While some media professionals refrain from the responsibility of using their platform to address issues that matter, fearless leaders like Sophia Cranshaw take on the task. As mtvU vice president of on-air promotions, Cranshaw won an Emmy Award for her promotional spots on the genocide in Darfur and a Peabody Award for producing “Half of Us,” a series on mental illness. Most recently Cranshaw has helped launch the “mtvU Against Our Will Campaign.” In partnership with Free the Slaves, Girls Educational and Mentoring Services (GEMS) and Polaris Project, the campaign aims to support the growing activism of college students to free an estimated 27 million sex and labor slaves throughout the world, including on American soil.
Cranshaw spoke with rolling out about her strategies to appeal to diverse audiences, selecting social issues to highlight and how human trafficking affects us all.
How do you navigate the challenges of appealing to a diverse and multicultural audience to ensure that all voices are represented?
We make it a point to be diverse by not just placing people but going into the culture as well. If we pick an ethnic group I try to move left of center so it’s not what you normally think about a group. We also do animation where it’s not about seeing the individual but seeing the circumstance with relationships, changing majors and mental health issues.
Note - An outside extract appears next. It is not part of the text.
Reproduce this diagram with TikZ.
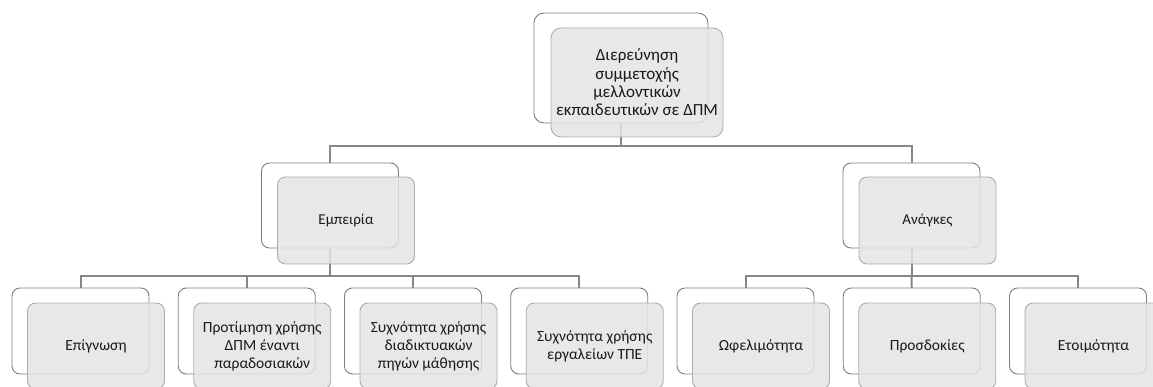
\documentclass[tikz,border=0pt]{standalone}
\usepackage{fontspec}
\setmainfont{Carlito}
\definecolor{frontfill}{RGB}{228,228,228}
\definecolor{frontdraw}{RGB}{165,165,165}
\definecolor{backdraw}{RGB}{125,125,125}
\definecolor{conncol}{RGB}{135,135,135}
\definecolor{txt}{RGB}{25,25,25}
\begin{document}
\begin{tikzpicture}[x=1pt,y=-1pt,
  backbox/.style={draw=backdraw,fill=white,line width=0.9pt,rounded corners=8pt,
    minimum width=137pt,minimum height=86pt,inner sep=0pt,outer sep=0pt},
  frontbox/.style={draw=frontdraw,fill=frontfill,fill opacity=0.85,draw opacity=0.9,text opacity=1,
    line width=0.9pt,rounded corners=8pt,minimum width=137pt,minimum height=86pt,
    inner sep=2pt,outer sep=0pt,align=center,text=txt,
    font=\fontsize{15.5}{18}\selectfont},
  conn/.style={draw=conncol,line width=2pt}]
\useasboundingbox (0,0) rectangle (1153,387);
% back boxes
\node[backbox,minimum width=174pt,minimum height=110pt,rounded corners=10pt] (t) at (621,68) {};
\node[backbox,minimum height=85pt] (e) at (330,205.5) {};
\node[backbox,minimum height=85pt] (a) at (911.5,205.5) {};
\node[backbox] (b1) at (80.5,331) {};
\node[backbox] (b2) at (246.75,331) {};
\node[backbox] (b3) at (413,331) {};
\node[backbox] (b4) at (579.25,331) {};
\node[backbox] (b5) at (745.5,331) {};
\node[backbox] (b6) at (911.75,331) {};
\node[backbox] (b7) at (1078,331) {};
% connectors
\draw[conn] (t.south) -- ++(0,23) coordinate (tj);
\draw[conn] (e.north) |- (tj) -| (a.north);
\draw[conn] (e.south) -- ++(0,27.5) coordinate (ej);
\draw[conn] (b1.north) |- (ej) -| (b4.north);
\draw[conn] (b2.north) -- (b2.north |- ej);
\draw[conn] (b3.north) -- (b3.north |- ej);
\draw[conn] (a.south) -- ++(0,27.5) coordinate (aj);
\draw[conn] (b5.north) |- (aj) -| (b7.north);
\draw[conn] (b6.north) -- (aj);
% front boxes
\node[frontbox,minimum width=172pt,minimum height=109pt,rounded corners=10pt,
  font=\fontsize{17}{18.3}\selectfont] (tf) at ([shift={(16,14.5)}]t.center) {Διερεύνηση\\συμμετοχής\\μελλοντικών\\εκπαιδευτικών σε ΔΠΜ};
\node[frontbox,minimum height=87pt,font=\fontsize{15}{18}\selectfont] (ef) at ([shift={(16,15)}]e.center) {Εμπειρία};
\node[frontbox,minimum height=87pt,font=\fontsize{15}{18}\selectfont] (af) at ([shift={(16,15)}]a.center) {Ανάγκες};
\node[frontbox] (b1f) at ([shift={(15.5,15)}]b1.center) {Επίγνωση};
\node[frontbox] (b2f) at ([shift={(15.5,15)}]b2.center) {Προτίμηση χρήσης\\ΔΠΜ έναντι\\παραδοσιακών};
\node[frontbox] (b3f) at ([shift={(15.5,15)}]b3.center) {Συχνότητα χρήσης\\διαδικτυακών\\πηγών μάθησης};
\node[frontbox] (b4f) at ([shift={(15.5,15)}]b4.center) {Συχνότητα χρήσης\\εργαλείων ΤΠΕ};
\node[frontbox] (b5f) at ([shift={(15.5,15)}]b5.center) {Ωφελιμότητα};
\node[frontbox] (b6f) at ([shift={(15.5,15)}]b6.center) {Προσδοκίες};
\node[frontbox] (b7f) at ([shift={(15.5,15)}]b7.center) {Ετοιμότητα};
\end{tikzpicture}
\end{document}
How do you determine which social causes to spotlight for promotional campaigns?
We let the college audience decide. Most recently we launched the human trafficking campaign. There are an estimated 300 organizations on campuses already fighting this so it makes it easier for us to talk to student activists and help decrease misconceptions about sex and slave labor in America.
What is your strategy for making the issue of human trafficking relatable to an audience that feels removed from it?
As far as slave labor is concerned we are all attached to it because it happens in restaurants, farms, and factories but we don’t know about it. On the sex side the average age that a man buys sex for the first time is 21 and that’s within our demographic of 18-25 year-olds. Most of these girls in the commercialized sexual exploitation business are held against their will. We are trying to make people aware of the issue so they can make decisions.